AfD – Anwalt für deutsche Immobilienkonzerne

Die AfD lenkt von den Immobilienkonzernen als Hauptverantwortlichen der Wohnungsnot ab, schürt Konkurrenz um den knappen Wohnraum und spielt soziale Nöte gegen die Umweltfrage aus: „Verantwortlich sind hierfür primär die anhaltende Zuwanderung, aber auch immer teurere Bauvorschriften wegen des Klimaschutzes“, tönt ihr baupolitischer Sprecher Marc Bernhard.⁴ Viele Flüchtlinge sind Bauarbeiter und könnten helfen, Wohnungen zu bauen – dürfen aber nicht arbeiten. Es wäre durchaus möglich, genügend Wohnungen zu schaffen.

 

Die AfD ist ein Anwalt der Immobilienkonzerne. Sie will die Grundsteuer abschaffen, lehnt Mietpreisbremsen sowie Sozialwohnungsbau ab, will Baustandards senken. 2020 erhielt die Thüringer Höcke-AfD 100 000 Euro vom Baulöwen Christian Krawinkel. Im Interesse solcher Leute ist die AfD zu offener Repression gegen Mieter- und Arbeiterbewegung bereit und will die erkämpften Mieterrechte mitsamt den bürgerlich-demokratischen Rechten über Bord werfen. Die geheuchelte Sorge der AfD um das Wohl der Massen hat nur ein Ziel: Menschen für eine faschistische Massenbasis zu ködern. Jedem muss klar sein: Wer AfD wählt, wählt Faschismus!

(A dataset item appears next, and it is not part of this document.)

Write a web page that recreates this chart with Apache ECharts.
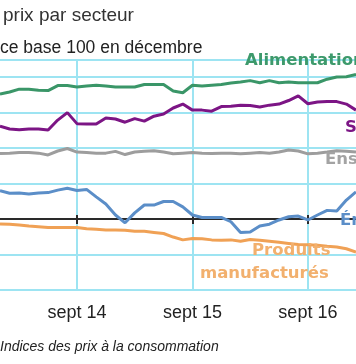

Brennpunkt der Kapitalismuskritik

Die Kritik an der Profitgier der Immobilienkonzerne wächst. Mieter der Wohnungsbaugenossenschaft FLÜWO in der Region Stuttgart haben im Kampf gegen hohe Mieterhöhungen eine Mieterinitiative gegründet und wollen einen Mieterrat wählen. Formen der Selbstorganisation zu stärken, ist genau der richtige Weg. In Marl und Gelsenkirchen schließen sich Mieter zusammen. Verschiedentlich ergriffen Wohngebietsgruppen der MLPD die Initiative zu Beratung und Protest gegen explodierende Nebenkosten oder horrende Nachzahlungen. Hier gilt es, dranzubleiben und insgesamt der Wohnungsfrage entschieden mehr Bedeutung beizumessen. Die MLPD unterstützt Mieterproteste als Teil der fortschrittlichen kämpferischen Opposition und fördert den Zusammenschluss in der fortschrittlichen Montagsdemobewegung, im Interna­tionalistischen Bündnis und in der MLPD.